-- start SUPPLIED INFORMATION --

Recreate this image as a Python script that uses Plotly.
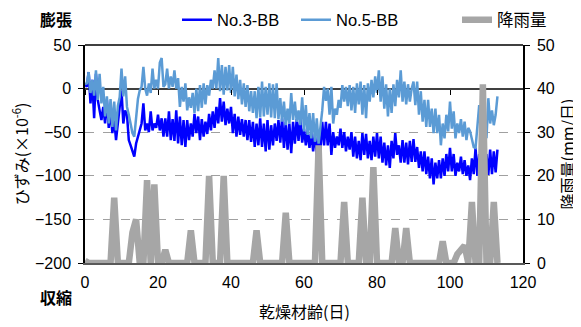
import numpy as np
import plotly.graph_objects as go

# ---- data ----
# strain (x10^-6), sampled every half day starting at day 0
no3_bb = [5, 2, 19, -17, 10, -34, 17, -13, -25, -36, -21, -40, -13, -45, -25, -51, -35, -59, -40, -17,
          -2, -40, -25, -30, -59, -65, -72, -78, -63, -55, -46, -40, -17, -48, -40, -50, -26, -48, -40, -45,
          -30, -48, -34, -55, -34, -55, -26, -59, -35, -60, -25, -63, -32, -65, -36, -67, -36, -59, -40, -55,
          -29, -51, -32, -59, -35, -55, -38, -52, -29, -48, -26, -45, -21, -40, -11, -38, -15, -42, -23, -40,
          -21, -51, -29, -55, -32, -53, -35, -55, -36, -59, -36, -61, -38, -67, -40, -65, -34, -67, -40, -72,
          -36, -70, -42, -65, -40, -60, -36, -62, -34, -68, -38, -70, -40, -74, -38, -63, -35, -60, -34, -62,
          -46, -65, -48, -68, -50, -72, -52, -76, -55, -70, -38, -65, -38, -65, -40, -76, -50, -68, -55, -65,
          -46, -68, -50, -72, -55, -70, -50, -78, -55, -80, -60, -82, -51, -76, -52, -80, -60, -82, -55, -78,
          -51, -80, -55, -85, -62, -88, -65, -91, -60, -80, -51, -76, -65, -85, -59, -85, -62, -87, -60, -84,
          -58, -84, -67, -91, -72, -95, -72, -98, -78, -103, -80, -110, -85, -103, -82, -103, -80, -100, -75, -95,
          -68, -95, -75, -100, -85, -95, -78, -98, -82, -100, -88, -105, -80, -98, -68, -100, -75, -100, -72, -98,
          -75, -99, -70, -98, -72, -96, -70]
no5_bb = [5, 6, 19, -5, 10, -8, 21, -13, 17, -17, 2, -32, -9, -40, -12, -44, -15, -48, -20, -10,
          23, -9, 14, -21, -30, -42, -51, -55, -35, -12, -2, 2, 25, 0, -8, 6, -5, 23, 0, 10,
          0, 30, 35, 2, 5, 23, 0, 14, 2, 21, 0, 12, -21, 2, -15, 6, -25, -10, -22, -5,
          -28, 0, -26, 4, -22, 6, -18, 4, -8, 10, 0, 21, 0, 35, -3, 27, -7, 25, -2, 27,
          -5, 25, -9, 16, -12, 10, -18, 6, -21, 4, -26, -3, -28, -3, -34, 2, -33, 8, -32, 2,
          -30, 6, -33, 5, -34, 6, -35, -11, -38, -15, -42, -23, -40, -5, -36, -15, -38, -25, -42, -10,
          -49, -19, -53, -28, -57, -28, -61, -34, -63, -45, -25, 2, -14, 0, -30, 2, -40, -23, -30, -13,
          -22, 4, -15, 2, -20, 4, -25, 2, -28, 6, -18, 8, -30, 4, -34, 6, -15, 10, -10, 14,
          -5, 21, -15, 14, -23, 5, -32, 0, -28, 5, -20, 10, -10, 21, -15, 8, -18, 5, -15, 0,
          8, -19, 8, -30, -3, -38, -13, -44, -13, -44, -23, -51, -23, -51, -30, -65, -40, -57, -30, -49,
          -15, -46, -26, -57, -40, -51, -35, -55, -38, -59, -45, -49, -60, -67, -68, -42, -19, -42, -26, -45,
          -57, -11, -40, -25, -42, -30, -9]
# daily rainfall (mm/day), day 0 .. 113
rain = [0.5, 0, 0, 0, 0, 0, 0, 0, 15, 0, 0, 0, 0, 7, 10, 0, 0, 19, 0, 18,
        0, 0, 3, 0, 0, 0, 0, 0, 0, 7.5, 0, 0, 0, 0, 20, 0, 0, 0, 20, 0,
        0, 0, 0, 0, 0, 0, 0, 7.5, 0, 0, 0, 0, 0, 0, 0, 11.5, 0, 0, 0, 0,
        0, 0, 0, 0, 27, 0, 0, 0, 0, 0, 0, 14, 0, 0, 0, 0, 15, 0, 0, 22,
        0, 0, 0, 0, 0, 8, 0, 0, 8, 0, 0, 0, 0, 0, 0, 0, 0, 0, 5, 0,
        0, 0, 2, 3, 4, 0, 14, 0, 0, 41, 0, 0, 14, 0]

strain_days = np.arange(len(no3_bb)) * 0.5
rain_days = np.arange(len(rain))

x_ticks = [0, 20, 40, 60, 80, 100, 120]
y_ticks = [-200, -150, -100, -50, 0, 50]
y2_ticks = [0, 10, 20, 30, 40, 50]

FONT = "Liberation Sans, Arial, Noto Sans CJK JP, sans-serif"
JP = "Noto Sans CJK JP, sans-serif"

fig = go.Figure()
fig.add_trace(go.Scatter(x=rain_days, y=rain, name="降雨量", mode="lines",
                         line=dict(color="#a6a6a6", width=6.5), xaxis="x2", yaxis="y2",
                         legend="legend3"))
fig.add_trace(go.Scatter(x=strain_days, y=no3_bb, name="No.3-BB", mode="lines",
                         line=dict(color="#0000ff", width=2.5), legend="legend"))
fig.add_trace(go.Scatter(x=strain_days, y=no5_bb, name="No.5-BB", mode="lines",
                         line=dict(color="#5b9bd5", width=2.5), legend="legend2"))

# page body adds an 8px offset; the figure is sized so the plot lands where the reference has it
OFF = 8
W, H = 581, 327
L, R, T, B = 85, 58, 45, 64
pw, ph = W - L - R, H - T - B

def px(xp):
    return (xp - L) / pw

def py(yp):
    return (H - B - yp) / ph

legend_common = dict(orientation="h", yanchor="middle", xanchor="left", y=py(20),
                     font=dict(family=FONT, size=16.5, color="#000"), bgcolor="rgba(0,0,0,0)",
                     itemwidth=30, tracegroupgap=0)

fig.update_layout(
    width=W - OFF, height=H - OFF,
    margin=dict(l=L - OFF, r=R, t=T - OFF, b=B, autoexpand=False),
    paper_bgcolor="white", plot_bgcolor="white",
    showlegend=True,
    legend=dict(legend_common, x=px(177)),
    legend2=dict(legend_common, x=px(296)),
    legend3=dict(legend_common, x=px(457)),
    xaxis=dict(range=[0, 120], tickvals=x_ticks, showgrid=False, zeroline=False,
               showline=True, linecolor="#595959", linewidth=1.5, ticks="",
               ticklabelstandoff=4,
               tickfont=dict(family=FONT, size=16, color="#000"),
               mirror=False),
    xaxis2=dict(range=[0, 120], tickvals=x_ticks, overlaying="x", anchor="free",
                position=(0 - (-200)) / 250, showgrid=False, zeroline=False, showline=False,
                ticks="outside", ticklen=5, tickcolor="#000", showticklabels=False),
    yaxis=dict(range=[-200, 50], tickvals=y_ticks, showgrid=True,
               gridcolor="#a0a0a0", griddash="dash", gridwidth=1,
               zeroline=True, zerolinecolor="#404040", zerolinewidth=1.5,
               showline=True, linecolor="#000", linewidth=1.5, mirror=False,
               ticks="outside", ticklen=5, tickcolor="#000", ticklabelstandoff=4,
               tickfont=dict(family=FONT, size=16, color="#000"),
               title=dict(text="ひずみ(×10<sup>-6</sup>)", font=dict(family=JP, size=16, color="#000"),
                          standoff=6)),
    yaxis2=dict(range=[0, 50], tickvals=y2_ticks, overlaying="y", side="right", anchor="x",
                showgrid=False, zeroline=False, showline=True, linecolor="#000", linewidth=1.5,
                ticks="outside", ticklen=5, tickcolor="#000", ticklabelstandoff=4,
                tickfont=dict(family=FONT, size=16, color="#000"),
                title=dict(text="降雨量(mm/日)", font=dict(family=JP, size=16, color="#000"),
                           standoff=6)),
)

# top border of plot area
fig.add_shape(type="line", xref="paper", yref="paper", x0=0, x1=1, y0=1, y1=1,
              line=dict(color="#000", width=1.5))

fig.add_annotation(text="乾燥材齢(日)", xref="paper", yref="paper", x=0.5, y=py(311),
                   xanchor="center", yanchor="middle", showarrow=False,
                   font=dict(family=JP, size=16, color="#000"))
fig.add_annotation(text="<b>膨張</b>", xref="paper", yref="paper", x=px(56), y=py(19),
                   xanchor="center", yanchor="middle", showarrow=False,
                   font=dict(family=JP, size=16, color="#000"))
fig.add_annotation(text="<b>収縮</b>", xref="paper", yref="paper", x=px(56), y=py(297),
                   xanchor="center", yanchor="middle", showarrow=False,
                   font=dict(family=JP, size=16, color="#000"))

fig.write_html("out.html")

-- end SUPPLIED INFORMATION --

**PROBLEM STATEMENT:** Return exactly what appears from the opening line of the material through the line with "import plotly.graph_objects as go", apart from the pictures.

**PROBLEM SOLUTION:**
Recreate this image as a Python script that uses Plotly.
import numpy as np
import plotly.graph_objects as go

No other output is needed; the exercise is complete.